> **Written instruction**
Would you write out the listing verbatim and skip every picture in it?

> **Data shown**
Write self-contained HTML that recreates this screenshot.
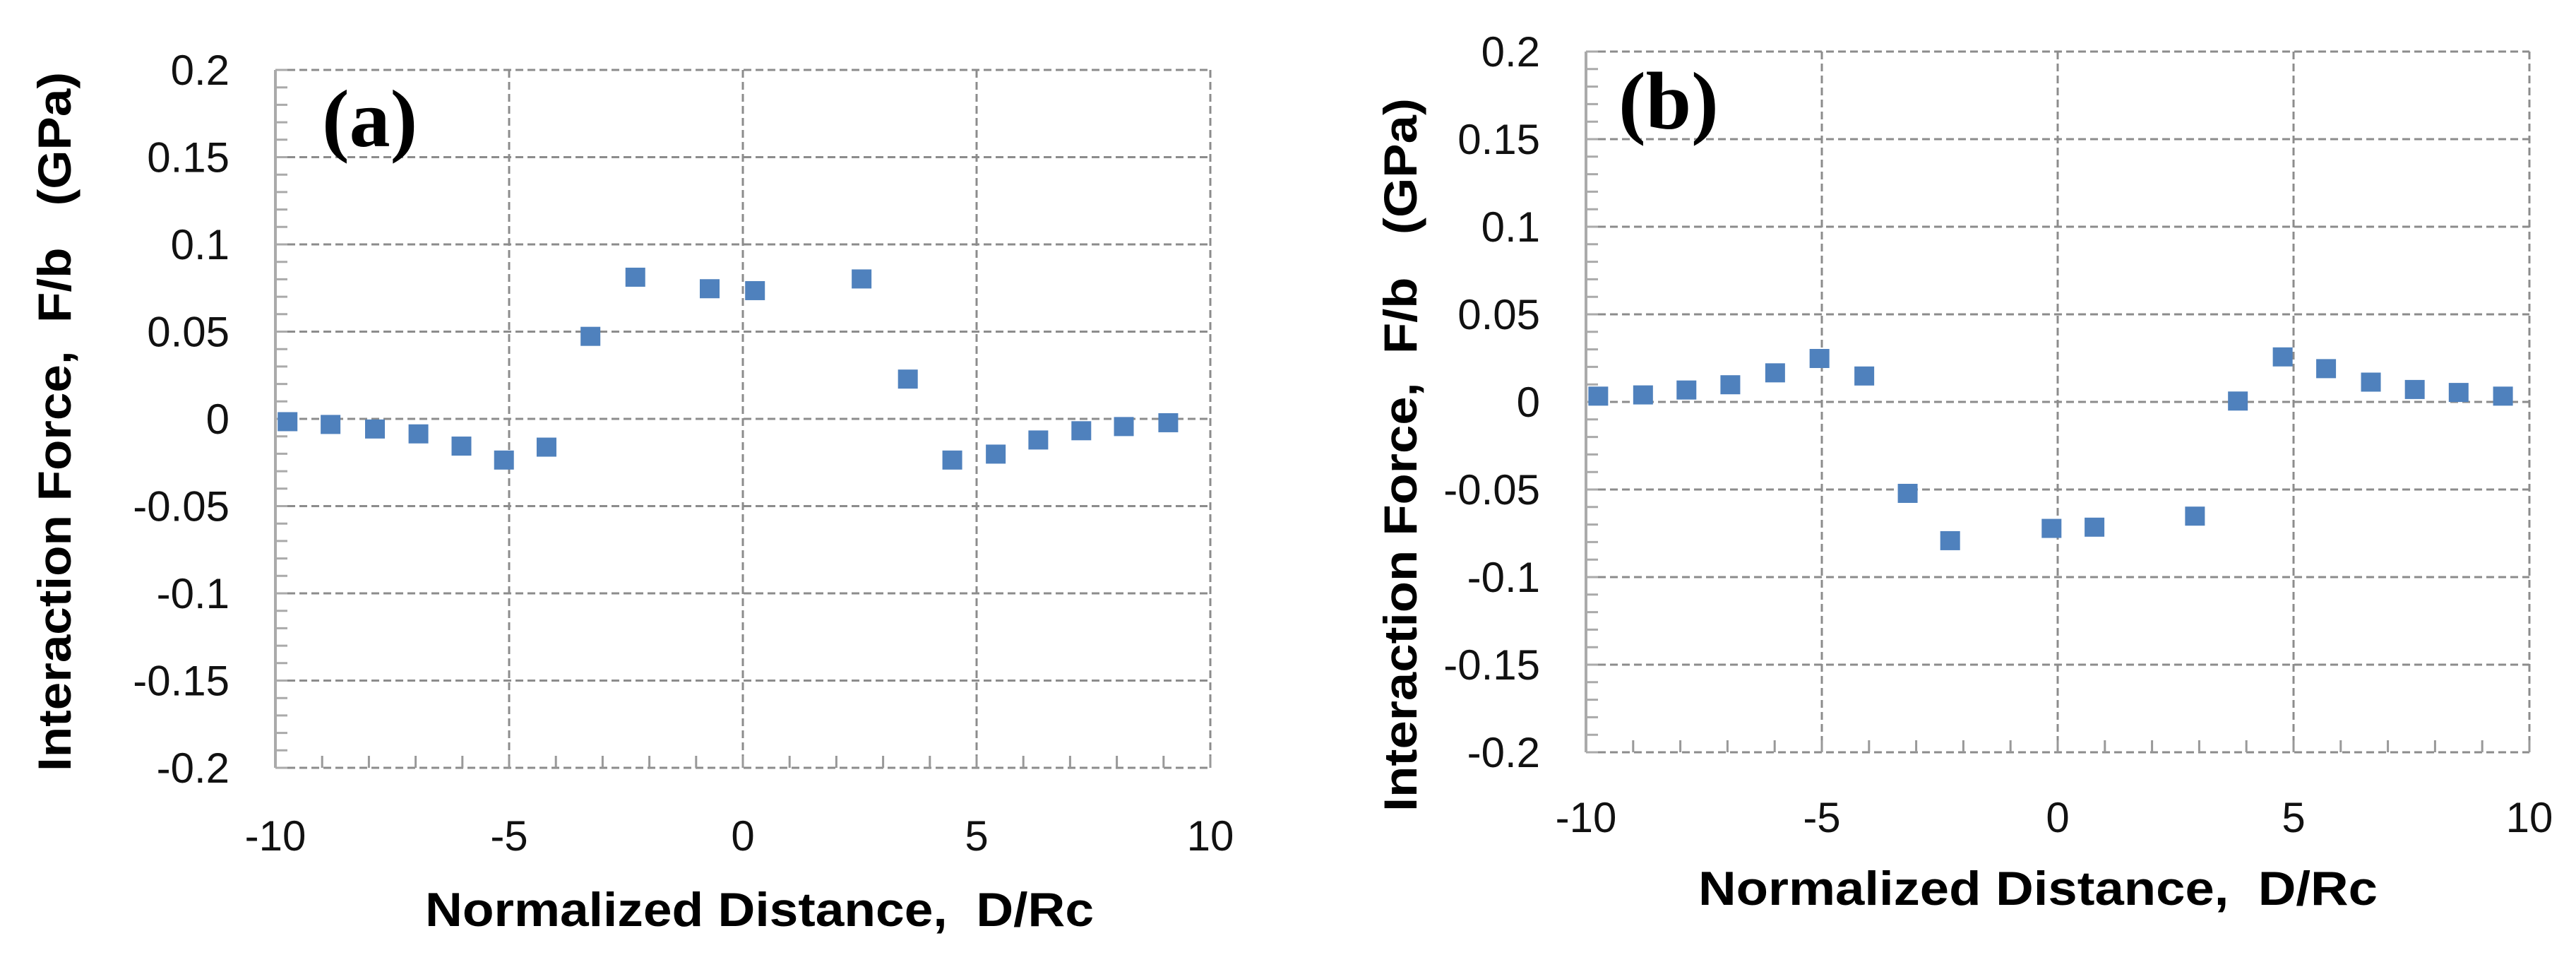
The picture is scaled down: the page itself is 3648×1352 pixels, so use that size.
<!DOCTYPE html>
<html><head><meta charset="utf-8"><style>
html,body{margin:0;padding:0;background:#fff;}
svg{display:block;}
text.pre{white-space:pre;}
</style></head><body>
<svg id="chart" width="3648" height="1352" xmlns="http://www.w3.org/2000/svg" xml:space="preserve"></svg>
<script>
const xTicks=[-10,-5,0,5,10];
const yTicks=[0.2,0.15,0.1,0.05,0,-0.05,-0.1,-0.15,-0.2];
const yTickLabels=["0.2","0.15","0.1","0.05","0","-0.05","-0.1","-0.15","-0.2"];
const xA=[-9.74,-8.82,-7.87,-6.94,-6.02,-5.11,-4.20,-3.26,-2.30,-0.71,0.26,2.54,3.53,4.48,5.41,6.32,7.24,8.15,9.10];
const yA=[-0.0014,-0.003,-0.0056,-0.0084,-0.0154,-0.0234,-0.016,0.0475,0.0814,0.0748,0.0737,0.0804,0.023,-0.0234,-0.020,-0.0119,-0.0066,-0.0042,-0.002];
const xB=[-9.74,-8.79,-7.87,-6.94,-5.99,-5.05,-4.10,-3.18,-2.28,-0.13,0.78,2.91,3.82,4.77,5.69,6.64,7.57,8.50,9.44];
const yB=[0.0035,0.0042,0.007,0.010,0.0168,0.025,0.015,-0.052,-0.079,-0.072,-0.0713,-0.065,0.0007,0.0259,0.0192,0.0115,0.0073,0.0056,0.0035];

const NS="http://www.w3.org/2000/svg";
const svg=document.getElementById('chart');
function mk(tag,attrs,parent,text){const e=document.createElementNS(NS,tag);for(const k in attrs)e.setAttribute(k,attrs[k]);if(text!==undefined)e.textContent=text;(parent||svg).appendChild(e);return e;}

function panel(cfg){
  const g=mk('g',{});
  
  
  const sx=v=>cfg.L+(v+10)/20*(cfg.R-cfg.L);
  const sy=v=>cfg.T+(0.2-v)/0.4*(cfg.B-cfg.T);
  const grid='#8c8c8c';
  for(let i=0;i<yTicks.length;i++){
    const y=sy(yTicks[i]);
    const l=mk('line',{x1:cfg.L,x2:cfg.R,y1:y,y2:y,stroke:grid,'stroke-width':3,'stroke-dasharray':'11,6'},g);
    
    
  }
  for(let i=0;i<xTicks.length;i++){
    const x=sx(xTicks[i]);
    const l=mk('line',{x1:x,x2:x,y1:cfg.T,y2:cfg.B,stroke:grid,'stroke-width':3,'stroke-dasharray':'11,6'},g);
    
    
  }
  for(let v=-0.2;v<=0.2001;v+=0.01){
    const y=sy(v);
    const l=mk('line',{x1:cfg.L,x2:cfg.L+17,y1:y,y2:y,stroke:'#aaa','stroke-width':3},g);
    
    
  }
  for(let v=-10;v<=10;v+=1){
    const x=sx(v);
    const l=mk('line',{x1:x,x2:x,y1:cfg.B,y2:cfg.B-17,stroke:'#999','stroke-width':3},g);
    
    
  }
  const ax=mk('line',{x1:cfg.L,x2:cfg.L,y1:cfg.T,y2:cfg.B,stroke:'#aaa','stroke-width':4},g);
  
  
  for(let i=0;i<yTicks.length;i++){
    const t=mk('text',{x:cfg.L-65,y:sy(yTicks[i])+21,'text-anchor':'end','font-family':'Liberation Sans, sans-serif','font-size':60,fill:'#111'},g,yTickLabels[i]);
    
    
  }
  for(let i=0;i<xTicks.length;i++){
    const t=mk('text',{x:sx(xTicks[i]),y:cfg.xLabY+21,'text-anchor':'middle','font-family':'Liberation Sans, sans-serif','font-size':60,fill:'#111'},g,String(xTicks[i]));
    
    
  }
  for(let i=0;i<cfg.xs.length;i++){
    const r=mk('rect',{x:sx(cfg.xs[i])-14,y:sy(cfg.ys[i])-13,width:28,height:27,fill:'#4f81bd'},g);
    
    
  }
  const lab=mk('text',{x:cfg.labX,y:cfg.labY,'font-family':'Liberation Serif, serif','font-weight':'bold','font-size':116,fill:'#000'},g,cfg.lab);
  
  
  const xt=mk('text',{class:'pre',x:cfg.xtX,y:cfg.xtY+24,'font-family':'Liberation Sans, sans-serif','font-weight':'bold','font-size':68,fill:'#000',textLength:cfg.xtW,lengthAdjust:'spacingAndGlyphs'},g,'Normalized Distance,  D/Rc');
  
  
  const yt=mk('text',{class:'pre',x:0,y:0,'font-family':'Liberation Sans, sans-serif','font-weight':'bold','font-size':66,fill:'#000',textLength:cfg.ytLen,lengthAdjust:'spacingAndGlyphs',transform:'translate('+(cfg.ytX+24)+','+cfg.ytBot+') rotate(-90)'},g,'Interaction Force,  F/b   (GPa)');
  
  
}
panel({name:'panel-a',L:390,R:1714,T:99,B:1087,xs:xA,ys:yA,xLabY:1183,lab:'(a)',labX:456,labY:207,xtX:602,xtY:1287,xtW:947,ytX:76,ytBot:1092,ytLen:990});
panel({name:'panel-b',L:2246,R:3582,T:73,B:1065,xs:xB,ys:yB,xLabY:1157,lab:'(b)',labX:2292,labY:182,xtX:2405,xtY:1257,xtW:962,ytX:1982,ytBot:1149,ytLen:1010});
</script>
</body></html>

> **Worked solution**
Write self-contained HTML that recreates this screenshot.
The picture is scaled down: the page itself is 3648×1352 pixels, so use that size.
<!DOCTYPE html>
<html><head><meta charset="utf-8"><style>
html,body{margin:0;padding:0;background:#fff;}
svg{display:block;}
text.pre{white-space:pre;}
</style></head><body>
<svg id="chart" width="3648" height="1352" xmlns="http://www.w3.org/2000/svg" xml:space="preserve"></svg>
<script>
const xTicks=[-10,-5,0,5,10];
const yTicks=[0.2,0.15,0.1,0.05,0,-0.05,-0.1,-0.15,-0.2];
const yTickLabels=["0.2","0.15","0.1","0.05","0","-0.05","-0.1","-0.15","-0.2"];
const xA=[-9.74,-8.82,-7.87,-6.94,-6.02,-5.11,-4.20,-3.26,-2.30,-0.71,0.26,2.54,3.53,4.48,5.41,6.32,7.24,8.15,9.10];
const yA=[-0.0014,-0.003,-0.0056,-0.0084,-0.0154,-0.0234,-0.016,0.0475,0.0814,0.0748,0.0737,0.0804,0.023,-0.0234,-0.020,-0.0119,-0.0066,-0.0042,-0.002];
const xB=[-9.74,-8.79,-7.87,-6.94,-5.99,-5.05,-4.10,-3.18,-2.28,-0.13,0.78,2.91,3.82,4.77,5.69,6.64,7.57,8.50,9.44];
const yB=[0.0035,0.0042,0.007,0.010,0.0168,0.025,0.015,-0.052,-0.079,-0.072,-0.0713,-0.065,0.0007,0.0259,0.0192,0.0115,0.0073,0.0056,0.0035];

const NS="http://www.w3.org/2000/svg";
const svg=document.getElementById('chart');
function mk(tag,attrs,parent,text){const e=document.createElementNS(NS,tag);for(const k in attrs)e.setAttribute(k,attrs[k]);if(text!==undefined)e.textContent=text;(parent||svg).appendChild(e);return e;}

function panel(cfg){
  const g=mk('g',{});
  
  
  const sx=v=>cfg.L+(v+10)/20*(cfg.R-cfg.L);
  const sy=v=>cfg.T+(0.2-v)/0.4*(cfg.B-cfg.T);
  const grid='#8c8c8c';
  for(let i=0;i<yTicks.length;i++){
    const y=sy(yTicks[i]);
    const l=mk('line',{x1:cfg.L,x2:cfg.R,y1:y,y2:y,stroke:grid,'stroke-width':3,'stroke-dasharray':'11,6'},g);
    
    
  }
  for(let i=0;i<xTicks.length;i++){
    const x=sx(xTicks[i]);
    const l=mk('line',{x1:x,x2:x,y1:cfg.T,y2:cfg.B,stroke:grid,'stroke-width':3,'stroke-dasharray':'11,6'},g);
    
    
  }
  for(let v=-0.2;v<=0.2001;v+=0.01){
    const y=sy(v);
    const l=mk('line',{x1:cfg.L,x2:cfg.L+17,y1:y,y2:y,stroke:'#aaa','stroke-width':3},g);
    
    
  }
  for(let v=-10;v<=10;v+=1){
    const x=sx(v);
    const l=mk('line',{x1:x,x2:x,y1:cfg.B,y2:cfg.B-17,stroke:'#999','stroke-width':3},g);
    
    
  }
  const ax=mk('line',{x1:cfg.L,x2:cfg.L,y1:cfg.T,y2:cfg.B,stroke:'#aaa','stroke-width':4},g);
  
  
  for(let i=0;i<yTicks.length;i++){
    const t=mk('text',{x:cfg.L-65,y:sy(yTicks[i])+21,'text-anchor':'end','font-family':'Liberation Sans, sans-serif','font-size':60,fill:'#111'},g,yTickLabels[i]);
    
    
  }
  for(let i=0;i<xTicks.length;i++){
    const t=mk('text',{x:sx(xTicks[i]),y:cfg.xLabY+21,'text-anchor':'middle','font-family':'Liberation Sans, sans-serif','font-size':60,fill:'#111'},g,String(xTicks[i]));
    
    
  }
  for(let i=0;i<cfg.xs.length;i++){
    const r=mk('rect',{x:sx(cfg.xs[i])-14,y:sy(cfg.ys[i])-13,width:28,height:27,fill:'#4f81bd'},g);
    
    
  }
  const lab=mk('text',{x:cfg.labX,y:cfg.labY,'font-family':'Liberation Serif, serif','font-weight':'bold','font-size':116,fill:'#000'},g,cfg.lab);
  
  
  const xt=mk('text',{class:'pre',x:cfg.xtX,y:cfg.xtY+24,'font-family':'Liberation Sans, sans-serif','font-weight':'bold','font-size':68,fill:'#000',textLength:cfg.xtW,lengthAdjust:'spacingAndGlyphs'},g,'Normalized Distance,  D/Rc');
  
  
  const yt=mk('text',{class:'pre',x:0,y:0,'font-family':'Liberation Sans, sans-serif','font-weight':'bold','font-size':66,fill:'#000',textLength:cfg.ytLen,lengthAdjust:'spacingAndGlyphs',transform:'translate('+(cfg.ytX+24)+','+cfg.ytBot+') rotate(-90)'},g,'Interaction Force,  F/b   (GPa)');
  
  
}
panel({name:'panel-a',L:390,R:1714,T:99,B:1087,xs:xA,ys:yA,xLabY:1183,lab:'(a)',labX:456,labY:207,xtX:602,xtY:1287,xtW:947,ytX:76,ytBot:1092,ytLen:990});
panel({name:'panel-b',L:2246,R:3582,T:73,B:1065,xs:xB,ys:yB,xLabY:1157,lab:'(b)',labX:2292,labY:182,xtX:2405,xtY:1257,xtW:962,ytX:1982,ytBot:1149,ytLen:1010});
</script>
</body></html>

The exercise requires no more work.